§ Data in this exercise:
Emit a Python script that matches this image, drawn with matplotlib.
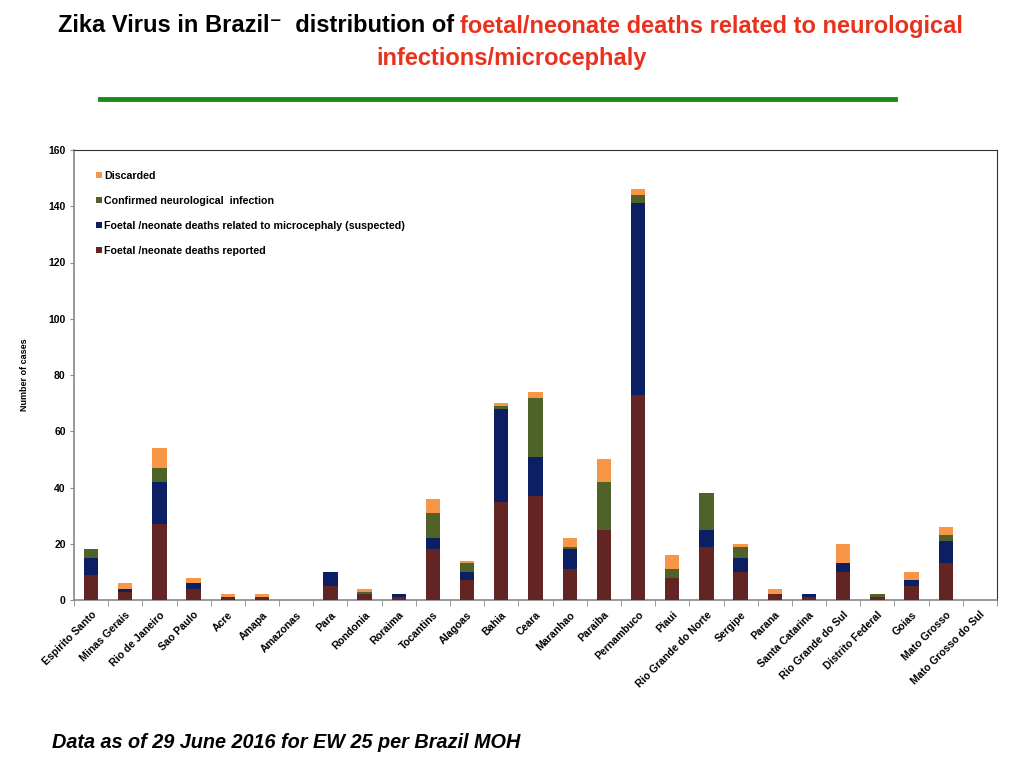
import matplotlib
matplotlib.use("Agg")
import matplotlib.pyplot as plt
import numpy as np

states = ["Espirito Santo", "Minas Gerais", "Rio de Janeiro", "Sao Paulo", "Acre", "Amapa",
          "Amazonas", "Para", "Rondonia", "Roraima", "Tocantins", "Alagoas", "Bahia", "Ceara",
          "Maranhao", "Paraiba", "Pernambuco", "Piaui", "Rio Grande do Norte", "Sergipe",
          "Parana", "Santa Catarina", "Rio Grande do Sul", "Distrito Federal", "Goias",
          "Mato Grosso", "Mato Grosso do Sul"]
reported = [9, 3, 27, 4, 1, 1, 0, 5, 2, 1, 18, 7, 35, 37, 11, 25, 73, 8, 19, 10, 2, 1, 10, 1, 5, 13, 0]
suspected = [6, 1, 15, 2, 0, 0, 0, 5, 0, 1, 4, 3, 33, 14, 7, 0, 68, 0, 6, 5, 0, 1, 3, 0, 2, 8, 0]
confirmed = [3, 0, 5, 0, 0, 0, 0, 0, 1, 0, 9, 3, 1, 21, 1, 17, 3, 3, 13, 4, 0, 0, 0, 1, 0, 2, 0]
discarded = [0, 2, 7, 2, 1, 1, 0, 0, 1, 0, 5, 1, 1, 2, 3, 8, 2, 5, 0, 1, 2, 0, 7, 0, 3, 3, 0]

series_names = ["Foetal /neonate deaths reported",
                "Foetal /neonate deaths related to microcephaly (suspected)",
                "Confirmed neurological  infection",
                "Discarded"]
colors = ["#632523", "#0B1F62", "#4F6228", "#F79646"]

plt.rcParams['font.family'] = ['Liberation Sans', 'DejaVu Sans']

fig = plt.figure(figsize=(10.24, 7.68), dpi=100)
ax = fig.add_axes([74/1024, 1-600/768, (997-74)/1024, 450/768])

x = np.arange(len(states))
bottom = np.zeros(len(states))
handles = []
for vals, name, col in zip([reported, suspected, confirmed, discarded], series_names, colors):
    v = np.array(vals, dtype=float)
    b = ax.bar(x, v, width=0.42, bottom=bottom, color=col, label=name, zorder=3)
    handles.append(b)
    bottom += v

ax.set_xlim(-0.5, len(states) - 0.5)
ax.set_ylim(0, 160)
ax.set_yticks(np.arange(0, 161, 20))
ax.set_yticklabels([str(v) for v in range(0, 161, 20)], fontsize=7.5, fontweight='bold')
ax.set_xticks(x)
ax.set_xticklabels(states, rotation=45, ha='right', rotation_mode='anchor',
                   fontsize=7.6, fontweight='bold')
ax.tick_params(axis='x', length=0, pad=7)
ax.set_xticks(np.arange(-0.5, len(states), 1), minor=True)
ax.tick_params(axis='x', which='minor', length=4, color='#888888', direction='out')
ax.tick_params(axis='y', length=3, color='#888888', direction='out', pad=3)
for s in ['left', 'bottom']:
    ax.spines[s].set_color('#888888')
    ax.spines[s].set_linewidth(1.2)
for s in ['top', 'right']:
    ax.spines[s].set_color('#333333')
    ax.spines[s].set_linewidth(0.8)

ax.set_ylabel("Number of cases", fontsize=6.5, fontweight='bold', labelpad=14)

leg = ax.legend(handles[::-1], series_names[::-1], loc='upper left',
                bbox_to_anchor=(0.013, 0.975), frameon=False,
                prop={'size': 7.7, 'weight': 'bold'}, handlelength=0.55, handleheight=0.55,
                handletextpad=0.25, labelspacing=1.4)

# Title
fig.text(454/1024, 1-26/768, "Zika Virus in Brazil\u207b  distribution of", ha='right', va='center',
         fontsize=17, fontweight='bold', color='black')
fig.text(460/1024, 1-26/768, "foetal/neonate deaths related to neurological", ha='left', va='center',
         fontsize=17, fontweight='bold', color='#E8321E')
fig.text(512/1024, 1-58/768, "infections/microcephaly", ha='center', va='center',
         fontsize=17, fontweight='bold', color='#E8321E')
fig.add_artist(plt.Line2D([100/1024, 895/1024], [1-99/768, 1-99/768], color='#1A8A1A',
                          linewidth=3.5, transform=fig.transFigure))

fig.text(52/1024, 1-743/768, "Data as of 29 June 2016 for EW 25 per Brazil MOH", ha='left', va='center',
         fontsize=14.3, fontweight='bold', fontstyle='italic', color='black')

fig.savefig("out.png", dpi=100)
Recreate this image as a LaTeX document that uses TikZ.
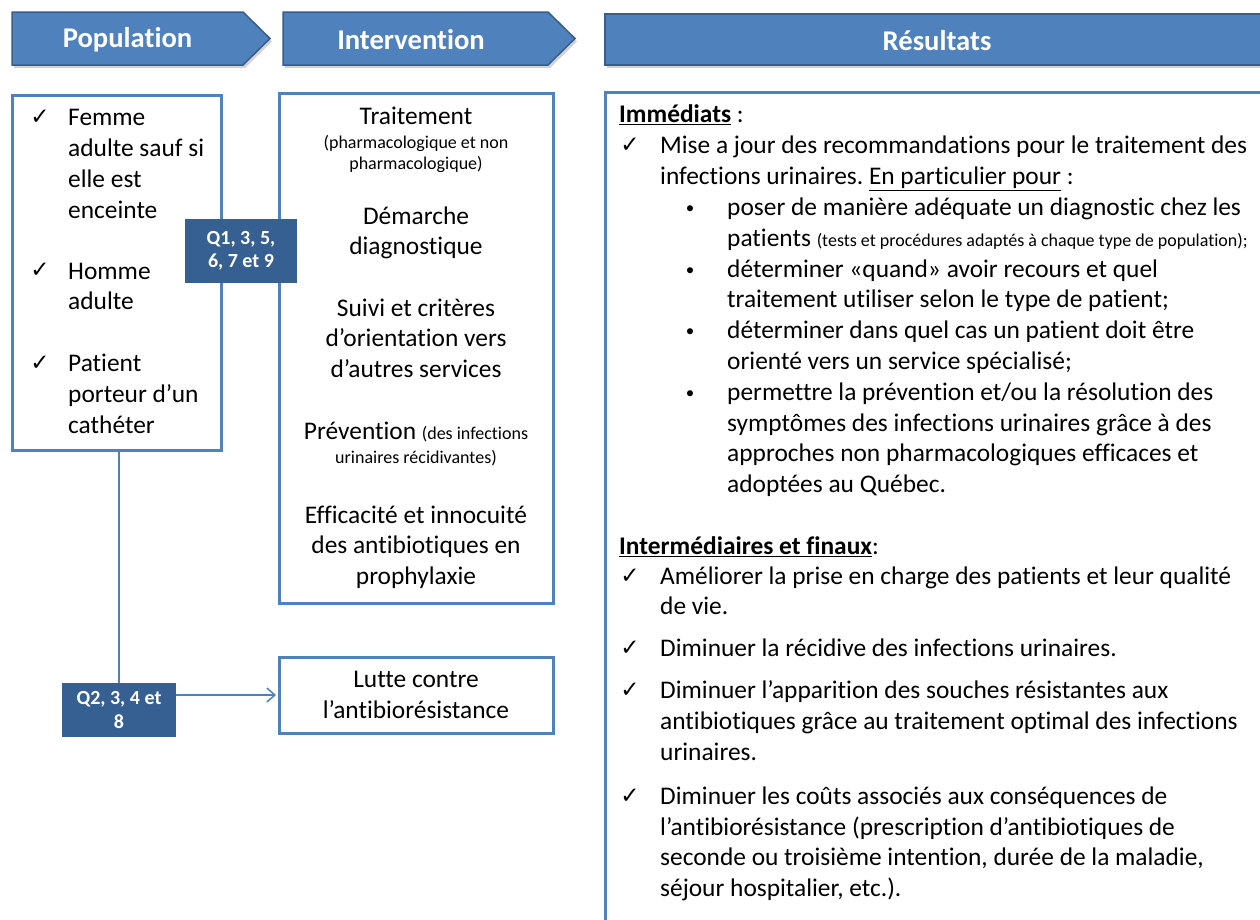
\documentclass[tikz,border=0pt]{standalone}
\usepackage{fontspec}
\setmainfont{Carlito}[Ligatures=NoCommon]
\newfontfamily\chkfont{DejaVu Sans}
\usetikzlibrary{arrows.meta}
\definecolor{bleuband}{HTML}{4F81BD}
\definecolor{bordband}{HTML}{385D8A}
\definecolor{cadrebleu}{HTML}{4F81BD}
\definecolor{qbleu}{HTML}{376092}
\tikzset{
  bandeau/.style={fill=bleuband, draw=bordband, line width=1.5pt},
  ombre/.style={fill=black!35, opacity=0.5},
  titre/.style={text=white, font=\bfseries\fontsize{28.6}{32}\selectfont},
  cadre/.style={draw=cadrebleu, line width=3pt, fill=white},
  question/.style={fill=qbleu, text=white, align=center, font=\bfseries\fontsize{20}{23.5}\selectfont},
  texte/.style={inner sep=0pt, anchor=north west, align=left},
  centre/.style={inner sep=0pt, anchor=north, align=center},
  coche/.style={inner sep=0pt, anchor=base, font=\chkfont\fontsize{23}{26}\selectfont},
  puce/.style={inner sep=0pt, anchor=base, font=\fontsize{17}{20}\selectfont},
  lien/.style={draw=cadrebleu, line width=1.5pt},
}
\frenchspacing
\begin{document}
\begin{tikzpicture}[x=1pt, y=-1pt, font=\fontsize{25.4}{30.8}\selectfont]
  \clip (0,0) rectangle (1260,919);
  \fill[white] (0,0) rectangle (1260,919);
  % bandeaux
  \fill[ombre] (14,15) -- (245,15) -- (272,41.5) -- (245,68) -- (14,68) -- cycle;
  \fill[ombre] (285,15) -- (550,15) -- (577,41.5) -- (550,68) -- (285,68) -- cycle;
  \fill[ombre] (607,17) rectangle (1300,68);
  \draw[bandeau] (12,12) -- (243,12) -- (270,38.5) -- (243,65) -- (12,65) -- cycle;
  \draw[bandeau] (283,12) -- (548,12) -- (575,38.5) -- (548,65) -- (283,65) -- cycle;
  \draw[bandeau] (605,14) rectangle (1300,65);
  \node[titre] (population) at (127.5,39.5) {Population};
  \node[titre] (intervention) at (411,40) {Intervention};
  \node[titre] (resultats) at (937,40.5) {Résultats};
  % cadres
  \node[cadre, minimum width=209, minimum height=355] (pop) at (116.5,272.5) {};
  \node[cadre, minimum width=274, minimum height=510] (interv) at (416,348) {};
  \node[cadre, minimum width=274, minimum height=76, align=center] (lutte) at (416,695) {Lutte contre\\l’antibiorésistance};
  \draw[cadre] (605,92) rectangle (1300,960);
  % questions
  \draw[lien] (119,450) -- (119,690);
  \node[question, minimum width=112, minimum height=64] (q1) at (241,251) {Q1, 3, 5,\\6, 7 et 9};
  \node[question, minimum width=114, minimum height=54] (q2) at (119,710) {Q2, 3, 4 et\\8};
  \draw[lien, -{Straight Barb[length=8pt, width=14pt]}, shorten >=1.5pt] (q2.east |- lutte.west) -- (lutte.west);
  % population
  \node[texte] (popliste) at (68,103.9) {\strut Femme\\adulte sauf si\\elle est\\enceinte\\[30.2pt]Homme\\adulte\\[31.2pt]Patient\\porteur d’un\\cathéter};
  % intervention
  \node[centre] (trait) at (416,102.4) {\strut Traitement};
  \node[centre, font=\fontsize{18}{21}\selectfont] (traitprec) at (416,133.3) {\strut(pharmacologique et non\\pharmacologique)};
  \node[centre] (demarche) at (416,202.4) {\strut Démarche\\diagnostique};
  \node[centre] (suivi) at (416,294.4) {\strut Suivi et critères\\d’orientation vers\\d’autres services};
  \node[centre] (prev) at (416,417.4) {\strut Prévention {\fontsize{18}{21}\selectfont (des infections}\\[-6pt]{\fontsize{18}{21}\selectfont urinaires récidivantes)}};
  \node[centre] (effic) at (416,501.4) {\strut Efficacité et innocuité\\des antibiotiques en\\prophylaxie};
  % resultats
  \node[texte] (immediats) at (619,100.4) {\strut\underline{\textbf{Immédiats}} :};
  \node[texte] (maj) at (660,131.9) {\strut Mise a jour des recommandations pour le traitement des\\infections urinaires. \underline{En particulier pour} :};
  \node[texte] (buts) at (727,193.8) {\strut poser de manière adéquate un diagnostic chez les\\patients {\fontsize{18}{20}\selectfont (tests et procédures adaptés à chaque type de population);}\\déterminer «quand» avoir recours et quel\\traitement utiliser selon le type de patient;\\déterminer dans quel cas un patient doit être\\orienté vers un service spécialisé;\\permettre la prévention et/ou la résolution des\\symptômes des infections urinaires grâce à des\\approches non pharmacologiques efficaces et\\adoptées au Québec.};
  \node[texte] (interm) at (619,532.4) {\strut\underline{\textbf{Intermédiaires et finaux}}:};
  \node[texte] (finaux) at (660,562.4) {\strut Améliorer la prise en charge des patients et leur qualité\\de vie.\\[11.2pt]Diminuer la récidive des infections urinaires.\\[11.2pt]Diminuer l’apparition des souches résistantes aux\\antibiotiques grâce au traitement optimal des infections\\urinaires.\\[13pt]Diminuer les coûts associés aux conséquences de\\l’antibiorésistance (prescription d’antibiotiques de\\seconde ou troisième intention, durée de la maladie,\\séjour hospitalier, etc.).};
  \foreach \y [count=\i] in {213.4,275,336.6,398.2}
    \node[puce] (puce\i) at (690,\y) {•};
  \foreach \x/\y [count=\i] in {40/124.5,40/277.9,40/370.7,630/152.5,630/583,630/655.8,630/697.8,630/803.2}
    \node[coche] (coche\i) at (\x,\y) {✓};
\end{tikzpicture}
\end{document}
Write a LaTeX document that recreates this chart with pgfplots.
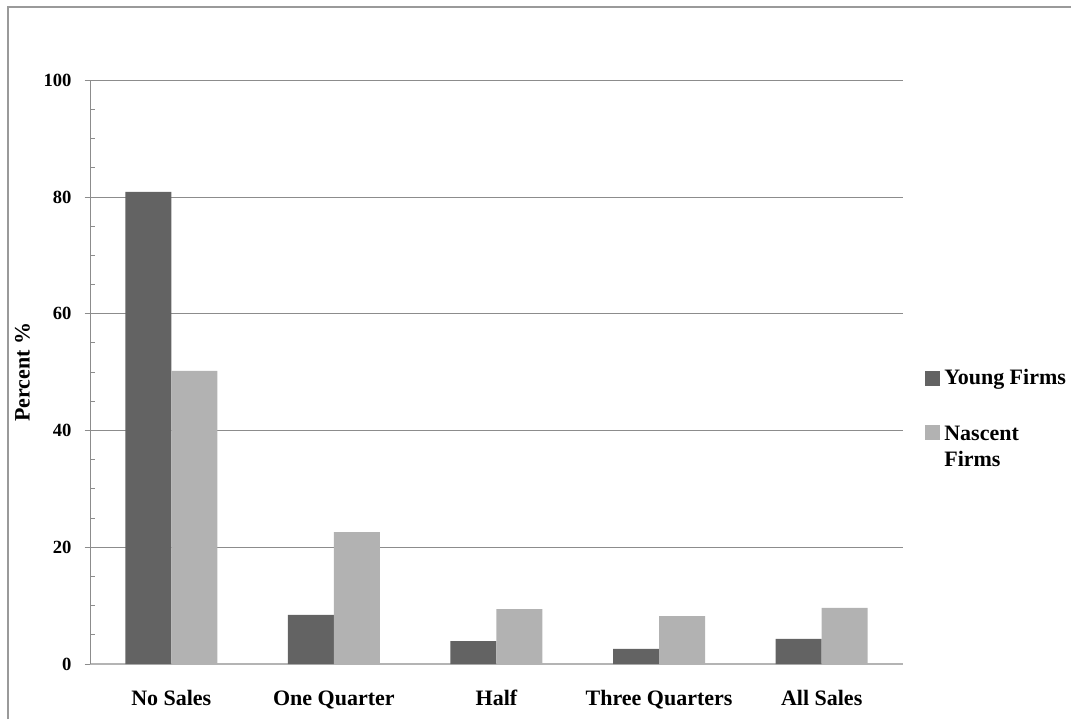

§ Given instruction:
Everything from the first line of the entries through the line that contains "import numpy as np" is to be reproduced exactly, except the pictures.

§ Problem solution:
Emit a Python script that matches this image, drawn with matplotlib.
import matplotlib
matplotlib.use("Agg")
import matplotlib.pyplot as plt
import numpy as np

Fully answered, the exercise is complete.